Keep in mind that some of the people attracted to transsexuals are themselves transgender or transsexual. Only a tiny handful of transgender and non-transgender transfans are predatory, but it’s good to understand that some transgender folks who want to help are doing so because they secretly hope they might score a little action with you. And a few “helpful” women are far more interested in scoring than in helping.
If you’re asking a question, try to do it without divulging personal information.
Some email programs store your correspondence where anyone can read it, so be sure to find out where your letters will reside if someone shares your computer.
Trans forums, sites, apps, and platforms
This has been expanded into a separate article.
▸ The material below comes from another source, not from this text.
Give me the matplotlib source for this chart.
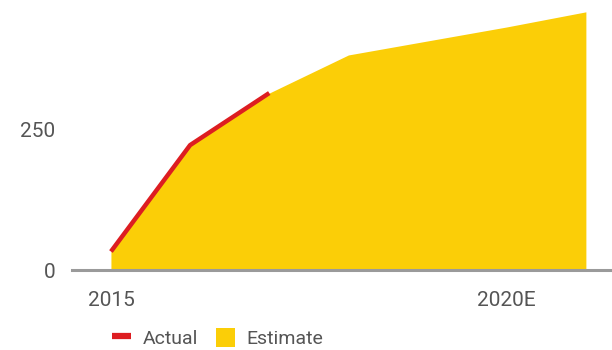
import matplotlib.pyplot as plt
from matplotlib.lines import Line2D
from matplotlib.patches import Patch

# data
years = [2015, 2016, 2017, 2018, 2019, 2020, 2021]
estimate = [33, 223, 316, 384, 409, 434, 461]
actual_years = [2015, 2016, 2017]
actual = [33, 223, 316]
yticks = [0, 250, 500]
xticks = [2015, 2020]
xtick_labels = ["2015", "2020E"]

yellow = "#FBCE07"
red = "#DD1D21"
grey = "#9a9a9a"
text_col = "#555555"

plt.rcParams['font.family'] = ['Roboto', 'DejaVu Sans']

fig = plt.figure(figsize=(6.12, 3.5), dpi=100)
# axes top goes past the figure so the 500 label gets cut like the original
ax = fig.add_axes([72 / 612, 80 / 350, 540 / 612, 280 / 350])

ax.fill_between(years, estimate, 0, color=yellow, lw=0)
ax.plot(actual_years, actual, color=red, lw=3.2, solid_capstyle='butt', zorder=3)

ax.set_xlim(2014.508, 2021.33)
ax.set_ylim(0, 500)

ax.set_yticks(yticks)
ax.set_xticks(xticks)
ax.set_xticklabels(xtick_labels)
ax.tick_params(axis='both', length=0, labelsize=15, colors=text_col)
ax.tick_params(axis='y', pad=12)
ax.tick_params(axis='x', pad=15)

for s in ['top', 'right', 'left']:
    ax.spines[s].set_visible(False)
ax.spines['bottom'].set_color(grey)
ax.spines['bottom'].set_linewidth(2.2)

handles = [Line2D([0], [0], color=red, lw=4.5, solid_capstyle='butt'),
           Patch(color=yellow, lw=0)]
leg = fig.legend(handles, ["Actual", "Estimate"], ncol=2, frameon=False,
                 loc='center left', bbox_to_anchor=(102 / 612, 12 / 350),
                 fontsize=14, handlelength=1.0, handleheight=1.1,
                 handletextpad=0.6, columnspacing=0.9, borderpad=0,
                 labelcolor=text_col)

fig.savefig("out.png", dpi=100)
For tips on interactng online with others, as well as a list of transsexual forums, please see Trans forum list.
A good rule of thumb is not to use these. They provide a ton of identifying information, even at the most private settings possible.
Calling and meeting people from online
Be very careful calling or meeting anyone who is aware of your trans status. A good rule of thumb is not to call anyone unless someone trusted whom you have met in person will vouch for the person who wants to meet you.
I don’t recommend calling people you meet online unless you are absolutely certain of their identity and sanity. There are a lot of people in the community who may want to be your friend and meet in person. Most will not pass, and a few are emotionally disturbed.
Do not speak to someone on the phone until you have emailed for a while.
Remember, once you call someone, they will have your number and will be able to call you back.
Do not call from home if you live with others.
Do not call from work if you aren’t out at work.
Only meet someone after you’ve emailed and spoken on the phone long enough to be satisfied the person is not a kook.
Another good rule of thumb is to meet people close to your own age, since it’s more likely you’ll have things in common.
Meet in a public place, but not where you might run into people you know. Early on, I met a couple of people who were not as passable as they claimed and I was getting clocked left and right by association.
As I mentioned in the section on email, be aware they might be attracted to you. This is true for trans people, as well. Generally, the older the trans person, the more likely this will happen.
After you’re full-time and done with SRS etc., I suggest trashing your old email account, username and Internet service provider and starting over.